##### Data block #####

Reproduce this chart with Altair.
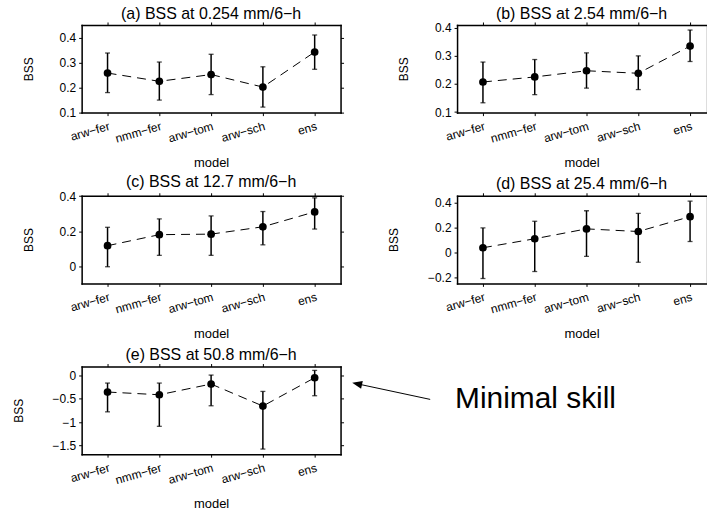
import altair as alt
import pandas as pd

models = ["arw-fer", "nmm-fer", "arw-tom", "arw-sch", "ens"]

a_bss = [0.258, 0.225, 0.252, 0.202, 0.342]
a_lo = [0.180, 0.150, 0.172, 0.122, 0.273]
a_hi = [0.338, 0.302, 0.333, 0.283, 0.410]

b_bss = [0.207, 0.225, 0.247, 0.238, 0.335]
b_lo = [0.133, 0.162, 0.185, 0.180, 0.280]
b_hi = [0.278, 0.287, 0.311, 0.300, 0.392]

c_bss = [0.117, 0.180, 0.183, 0.225, 0.310]
c_lo = [-0.003, 0.062, 0.062, 0.122, 0.212]
c_hi = [0.222, 0.270, 0.287, 0.312, 0.390]

d_bss = [0.037, 0.109, 0.188, 0.167, 0.286]
d_lo = [-0.209, -0.153, -0.032, -0.079, 0.087]
d_hi = [0.196, 0.249, 0.333, 0.312, 0.410]

e_bss = [-0.356, -0.414, -0.185, -0.656, -0.050]
e_lo = [-0.780, -1.090, -0.650, -1.577, -0.435]
e_hi = [-0.164, -0.164, 0.007, -0.343, 0.107]

titles = [
    "(a) BSS at 0.254 mm/6\u2212h",
    "(b) BSS at 2.54 mm/6\u2212h",
    "(c) BSS at 12.7 mm/6\u2212h",
    "(d) BSS at 25.4 mm/6\u2212h",
    "(e) BSS at 50.8 mm/6\u2212h",
]
y_domains = [[0.1, 0.45], [0.098, 0.41], [-0.098, 0.402], [-0.248, 0.453], [-1.686, 0.19]]
y_ticks = [[0.1, 0.2, 0.3, 0.4], [0.1, 0.2, 0.3, 0.4], [0, 0.2, 0.4],
           [-0.2, 0, 0.2, 0.4], [-1.5, -1, -0.5, 0]]

annotation = ["Minimal skill"]

FONT = "Liberation Sans"
H = 88


def panel(title, bss, lo, hi, ydom, yticks, left_col, yext, extra=None):
    df = pd.DataFrame({"model": models, "bss": bss, "lo": lo, "hi": hi})
    if left_col:
        width = 260
        xsc = alt.Scale(type="point", domain=models, padding=0.5, align=0.5)
    else:
        width = 250
        xsc = alt.Scale(type="point", domain=models, padding=0.40385, align=0.619)
    ysc = alt.Scale(domain=ydom, nice=False, zero=False)
    common = dict(domainColor="black", domainWidth=1.5, domainCap="square",
                  tickColor="black", tickWidth=1, tickSize=3, grid=False,
                  labelFont=FONT, titleFont=FONT, labelColor="black", titleColor="black")
    xax = alt.Axis(orient="bottom", labelAngle=344, labelAlign="right", labelBaseline="top",
                   labelPadding=5, labelFontSize=12, title="model", titleFontSize=13,
                   titleFontWeight="normal", titlePadding=9, minExtent=35, maxExtent=35,
                   labelExpr="replace(datum.label, '-', '\u2212')", **common)
    yax = alt.Axis(orient="left", values=yticks, format="~g", labelPadding=3, labelFontSize=12,
                   title="BSS", titleFontSize=12, titleFontWeight="normal", titlePadding=10,
                   minExtent=yext, maxExtent=yext, **common)
    x = alt.X("model:N", sort=models, scale=xsc, axis=xax)
    base = alt.Chart(df)
    rule = base.mark_rule(strokeWidth=1.5, color="black").encode(
        x=x, y=alt.Y("lo:Q", scale=ysc, axis=yax), y2="hi:Q")
    cap_lo = base.mark_tick(orient="horizontal", size=5, thickness=1.3, color="black").encode(
        x=x, y=alt.Y("lo:Q", scale=ysc, axis=yax))
    cap_hi = base.mark_tick(orient="horizontal", size=5, thickness=1.3, color="black").encode(
        x=x, y=alt.Y("hi:Q", scale=ysc, axis=yax))
    line = base.mark_line(strokeDash=[9, 6], strokeWidth=1, color="black").encode(
        x=x, y=alt.Y("bss:Q", scale=ysc, axis=yax))
    pts = base.mark_point(filled=True, size=60, color="black", opacity=1).encode(
        x=x, y=alt.Y("bss:Q", scale=ysc, axis=yax))
    main = alt.layer(rule, cap_lo, cap_hi, line, pts)

    top_ax = alt.Axis(orient="top", labels=False, title=None, **common)
    if left_col:
        right_ax = alt.Axis(orient="right", values=yticks, labels=False, title=None, **common)
    else:
        right_ax = None
    frame = base.mark_point(opacity=0).encode(
        x=alt.X("model:N", sort=models, scale=xsc, axis=top_ax),
        y=alt.Y("bss:Q", scale=ysc, axis=right_ax),
    )
    layers = [main, frame] + (extra or [])
    return alt.layer(*layers).resolve_axis(x="independent", y="independent").properties(
        width=width, height=H,
        title=alt.TitleParams(title, font=FONT, fontSize=16, fontWeight="normal",
                              color="black", offset=0, anchor="middle"),
    )


ann_df = pd.DataFrame({"label": annotation})
ann_text = alt.Chart(ann_df).mark_text(
    align="left", baseline="alphabetic", fontSize=30, font=FONT, color="black"
).encode(text="label:N", x=alt.value(375), y=alt.value(41.5))
ann_line = alt.Chart(ann_df).mark_rule(color="black", strokeWidth=1).encode(
    x=alt.value(350), y=alt.value(33), x2=alt.value(277), y2=alt.value(17.4))
ann_head = alt.Chart(ann_df).mark_point(
    shape="M-1,0L1,-0.8L1,0.8Z", filled=True, color="black", opacity=1, size=100, angle=12.3
).encode(x=alt.value(276.6), y=alt.value(17.4))

pa = panel(titles[0], a_bss, a_lo, a_hi, y_domains[0], y_ticks[0], True, 36.5)
pb = panel(titles[1], b_bss, b_lo, b_hi, y_domains[1], y_ticks[1], False, 36.5)
pc = panel(titles[2], c_bss, c_lo, c_hi, y_domains[2], y_ticks[2], True, 36.5)
pd_ = panel(titles[3], d_bss, d_lo, d_hi, y_domains[3], y_ticks[3], False, 46.5)
pe = panel(titles[4], e_bss, e_lo, e_hi, y_domains[4], y_ticks[4], True, 46.5,
           extra=[ann_line, ann_head, ann_text])

chart = alt.concat(
    pa, pb, pc, pd_, pe, columns=2, bounds="flush",
    spacing={"row": 83.5, "column": 117},
).properties(
    padding={"left": 12, "top": 4, "right": 0, "bottom": 0}
).configure_view(stroke=None).configure(font=FONT, background="white")

chart.save("out.html", embed_options={"renderer": "svg", "actions": False})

#####

Requirement:
From the first line of the material down to the line containing "b_hi = [0.278, 0.287, 0.311, 0.300, 0.392]", inclusive, return each line exactly, skipping any picture.

Solution for this task:
Reproduce this chart with Altair.
import altair as alt
import pandas as pd

models = ["arw-fer", "nmm-fer", "arw-tom", "arw-sch", "ens"]

a_bss = [0.258, 0.225, 0.252, 0.202, 0.342]
a_lo = [0.180, 0.150, 0.172, 0.122, 0.273]
a_hi = [0.338, 0.302, 0.333, 0.283, 0.410]

b_bss = [0.207, 0.225, 0.247, 0.238, 0.335]
b_lo = [0.133, 0.162, 0.185, 0.180, 0.280]
b_hi = [0.278, 0.287, 0.311, 0.300, 0.392]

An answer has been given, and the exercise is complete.